[Do this] Copy from the first line below down to and including the line with "import seaborn as sns". Skip the pictures.

[Data excerpt]

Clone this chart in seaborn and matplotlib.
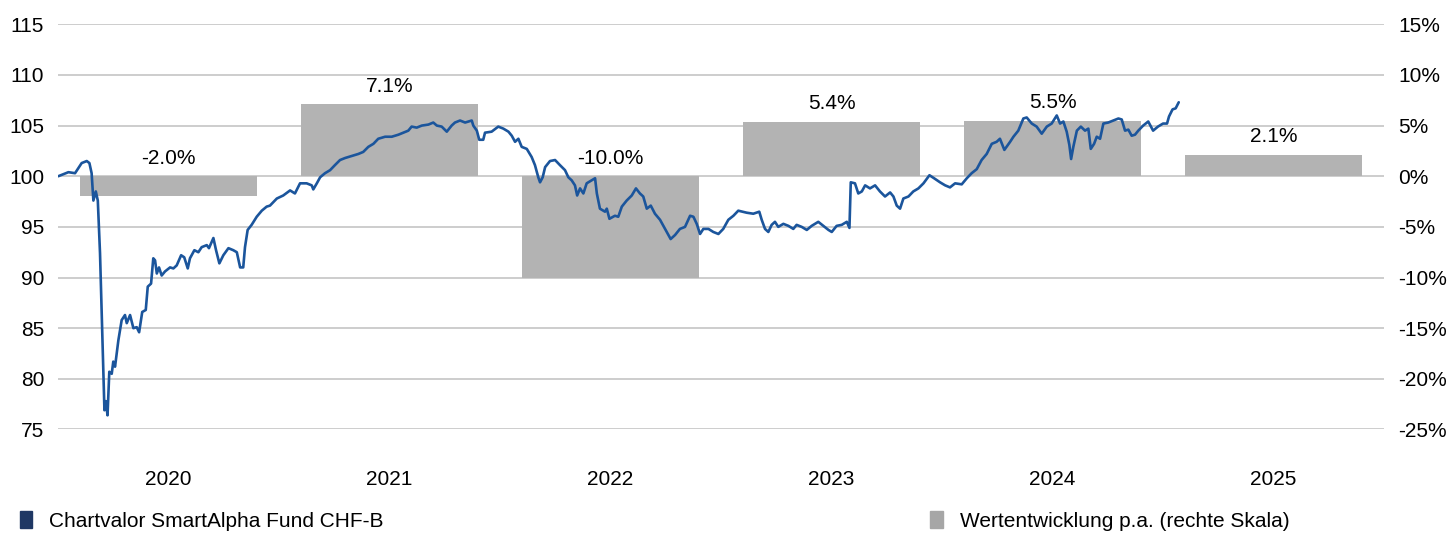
import matplotlib
matplotlib.use("Agg")
import matplotlib.pyplot as plt
from matplotlib.patches import Patch
import pandas as pd
import seaborn as sns

# Annual performance (right axis, %)
years = [2020, 2021, 2022, 2023, 2024, 2025]
perf = [-2.0, 7.1, -10.0, 5.4, 5.5, 2.1]

# Fund price (left axis), position in years since 1 Jan 2020
fund_pos = [
    0.001, 0.047, 0.077, 0.107, 0.130, 0.142, 0.152, 0.160, 0.171, 0.180,
    0.190, 0.199, 0.210, 0.216, 0.224, 0.232, 0.243, 0.250, 0.258, 0.273,
    0.288, 0.303, 0.311, 0.326, 0.341, 0.356, 0.367, 0.381, 0.397, 0.406,
    0.421, 0.431, 0.439, 0.447, 0.457, 0.469, 0.484, 0.507, 0.522, 0.537,
    0.557, 0.571, 0.587, 0.597, 0.617, 0.635, 0.650, 0.673, 0.683, 0.703,
    0.715, 0.730, 0.748, 0.771, 0.793, 0.809, 0.824, 0.838, 0.846, 0.858,
    0.876, 0.899, 0.922, 0.944, 0.959, 0.990, 1.019, 1.050, 1.072, 1.095,
    1.125, 1.148, 1.155, 1.171, 1.186, 1.208, 1.231, 1.253, 1.276, 1.299,
    1.329, 1.359, 1.381, 1.404, 1.427, 1.449, 1.480, 1.510, 1.540, 1.562,
    1.585, 1.600, 1.623, 1.646, 1.676, 1.698, 1.714, 1.736, 1.759, 1.781,
    1.796, 1.819, 1.842, 1.872, 1.879, 1.895, 1.906, 1.924, 1.932, 1.962,
    1.992, 2.015, 2.038, 2.053, 2.068, 2.083, 2.098, 2.121, 2.143, 2.158,
    2.173, 2.181, 2.193, 2.204, 2.226, 2.249, 2.271, 2.294, 2.309, 2.324,
    2.339, 2.349, 2.362, 2.377, 2.392, 2.415, 2.430, 2.438, 2.452, 2.475,
    2.483, 2.495, 2.520, 2.535, 2.551, 2.573, 2.596, 2.615, 2.633, 2.648,
    2.664, 2.682, 2.701, 2.724, 2.747, 2.772, 2.792, 2.814, 2.837, 2.860,
    2.875, 2.890, 2.905, 2.920, 2.943, 2.965, 2.988, 3.010, 3.033, 3.056,
    3.078, 3.116, 3.146, 3.173, 3.184, 3.199, 3.214, 3.229, 3.244, 3.259,
    3.282, 3.305, 3.327, 3.342, 3.365, 3.388, 3.410, 3.440, 3.463, 3.486,
    3.501, 3.523, 3.546, 3.569, 3.581, 3.587, 3.606, 3.621, 3.637, 3.652,
    3.674, 3.697, 3.719, 3.742, 3.765, 3.780, 3.795, 3.810, 3.825, 3.848,
    3.870, 3.893, 3.916, 3.943, 3.964, 3.991, 4.014, 4.036, 4.059, 4.089,
    4.112, 4.134, 4.157, 4.179, 4.202, 4.225, 4.247, 4.262, 4.282, 4.308,
    4.323, 4.345, 4.368, 4.383, 4.406, 4.428, 4.451, 4.474, 4.496, 4.519,
    4.534, 4.549, 4.564, 4.576, 4.584, 4.594, 4.610, 4.628, 4.647, 4.662,
    4.673, 4.688, 4.700, 4.715, 4.730, 4.752, 4.775, 4.798, 4.813, 4.828,
    4.843, 4.858, 4.873, 4.888, 4.910, 4.933, 4.955, 4.977, 5.000, 5.018,
    5.027, 5.043, 5.057, 5.071,
]
fund_value = [
    100.0, 100.4, 100.3, 101.3, 101.5, 101.3, 100.3, 97.6, 98.5, 97.6,
    92.4, 85.5, 76.9, 77.8, 76.4, 80.7, 80.5, 81.7, 81.2, 83.8,
    85.8, 86.3, 85.5, 86.3, 85.0, 85.1, 84.6, 86.6, 86.8, 89.1,
    89.4, 91.9, 91.7, 90.4, 91.0, 90.2, 90.6, 91.0, 90.9, 91.2,
    92.2, 92.0, 90.9, 91.9, 92.7, 92.5, 93.0, 93.2, 92.9, 93.9,
    92.7, 91.4, 92.2, 92.9, 92.7, 92.5, 91.0, 91.0, 93.0, 94.7,
    95.2, 96.0, 96.6, 97.0, 97.1, 97.8, 98.1, 98.6, 98.3, 99.3,
    99.3, 99.1, 98.7, 99.3, 99.9, 100.3, 100.6, 101.1, 101.6, 101.8,
    102.0, 102.2, 102.4, 102.9, 103.2, 103.7, 103.9, 103.9, 104.1, 104.3,
    104.5, 104.9, 104.8, 105.0, 105.1, 105.3, 105.0, 104.9, 104.4, 105.0,
    105.3, 105.5, 105.3, 105.5, 105.0, 104.5, 103.6, 103.6, 104.3, 104.4,
    104.9, 104.7, 104.4, 104.0, 103.4, 103.7, 102.9, 102.7, 101.9, 101.1,
    99.9, 99.4, 99.9, 100.9, 101.5, 101.6, 101.1, 100.6, 99.9, 99.6,
    99.1, 98.1, 98.8, 98.3, 99.3, 99.6, 99.8, 98.3, 96.8, 96.5,
    96.8, 95.8, 96.1, 96.0, 97.0, 97.6, 98.1, 98.8, 98.3, 98.0,
    96.8, 97.1, 96.3, 95.7, 94.8, 93.8, 94.2, 94.8, 95.0, 96.1,
    96.0, 95.3, 94.3, 94.8, 94.8, 94.5, 94.3, 94.8, 95.7, 96.1,
    96.6, 96.4, 96.3, 96.5, 95.7, 94.8, 94.5, 95.2, 95.5, 95.0,
    95.3, 95.1, 94.8, 95.2, 95.0, 94.7, 95.1, 95.5, 95.1, 94.7,
    94.5, 95.1, 95.2, 95.5, 94.9, 99.4, 99.3, 98.3, 98.5, 99.1,
    98.8, 99.1, 98.5, 98.0, 98.4, 98.0, 97.1, 96.8, 97.8, 98.0,
    98.5, 98.8, 99.3, 100.1, 99.8, 99.4, 99.1, 98.9, 99.3, 99.2,
    99.8, 100.3, 100.7, 101.6, 102.2, 103.2, 103.4, 103.7, 102.6, 103.4,
    103.9, 104.5, 105.7, 105.8, 105.2, 104.9, 104.2, 104.9, 105.2, 106.0,
    105.2, 105.4, 104.4, 103.1, 101.7, 102.9, 104.5, 104.9, 104.5, 104.7,
    102.7, 103.2, 103.9, 103.7, 105.2, 105.3, 105.5, 105.7, 105.6, 104.5,
    104.6, 104.0, 104.1, 104.5, 105.0, 105.4, 104.5, 104.9, 105.2, 105.2,
    105.9, 106.6, 106.7, 107.3,
]

price = pd.DataFrame({"x": [2020 + p for p in fund_pos], "value": fund_value})
bars = pd.DataFrame({"x": [y + 0.5 for y in years], "perf": perf})

sns.set_style("white")
plt.rcParams["font.family"] = ["Liberation Sans", "DejaVu Sans"]
plt.rcParams["text.color"] = "black"
plt.rcParams["xtick.color"] = "black"
plt.rcParams["ytick.color"] = "black"

LINE_COLOR = "#1b559c"
BAR_COLOR = "#b3b3b3"
GRID_COLOR = "#c9c9c9"
FS = 15

fig = plt.figure(figsize=(14.47, 5.36), dpi=100)
ax = fig.add_axes([0.0401, 0.1987, 0.9164, 0.7560])
ax2 = ax.twinx()

# Bars on the right axis, gridlines drawn under them
sns.barplot(
    bars, x="x", y="perf", ax=ax2, native_scale=True,
    color=BAR_COLOR, saturation=1, errorbar=None, linewidth=0, width=0.8,
)
ax2.set_ylim(-25, 15)
ax2.set_yticks(range(-25, 16, 5))
ax2.set_yticklabels([f"{v}%" for v in range(-25, 16, 5)])
ax2.yaxis.grid(True, color=GRID_COLOR, linewidth=1.3)
ax2.set_axisbelow(True)
ax2.set(xlabel=None, ylabel=None)

for xv, v in zip(bars["x"], bars["perf"]):
    ax2.annotate(
        f"{v:.1f}%", (xv, max(v, 0)), xytext=(0, 13), textcoords="offset points",
        ha="center", va="center", fontsize=FS,
    )

# Price line on the left axis, on top
sns.lineplot(price, x="x", y="value", ax=ax, color=LINE_COLOR, linewidth=1.9)
ax.set_zorder(ax2.get_zorder() + 1)
ax.patch.set_visible(False)
ax.set_ylim(75, 115)
ax.set_yticks(range(75, 116, 5))
ax.set_xlim(2020, 2026)
ax.set_xticks([y + 0.5 for y in years])
ax.set_xticklabels([str(y) for y in years])
ax.set(xlabel=None, ylabel=None)

for a in (ax, ax2):
    for s in a.spines.values():
        s.set_visible(False)
ax.tick_params(axis="y", length=0, pad=10, labelsize=FS)
ax.tick_params(axis="x", length=0, pad=29, labelsize=FS)
ax2.tick_params(axis="y", length=0, pad=10, labelsize=FS)

# Legend entries along the bottom
legend_kw = dict(
    loc="center left", frameon=False, fontsize=FS, handlelength=0.6,
    handleheight=0.9, handletextpad=0.8, borderpad=0, borderaxespad=0,
)
fig.legend(
    handles=[Patch(color="#1f3864", label="Chartvalor SmartAlpha Fund CHF-B")],
    bbox_to_anchor=(0.0138, 0.028), **legend_kw,
)
fig.legend(
    handles=[Patch(color="#a6a6a6", label="Wertentwicklung p.a. (rechte Skala)")],
    bbox_to_anchor=(0.643, 0.028), **legend_kw,
)

fig.savefig("out.png", dpi=100)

[Answer to this task]
Clone this chart in seaborn and matplotlib.
import matplotlib
matplotlib.use("Agg")
import matplotlib.pyplot as plt
from matplotlib.patches import Patch
import pandas as pd
import seaborn as sns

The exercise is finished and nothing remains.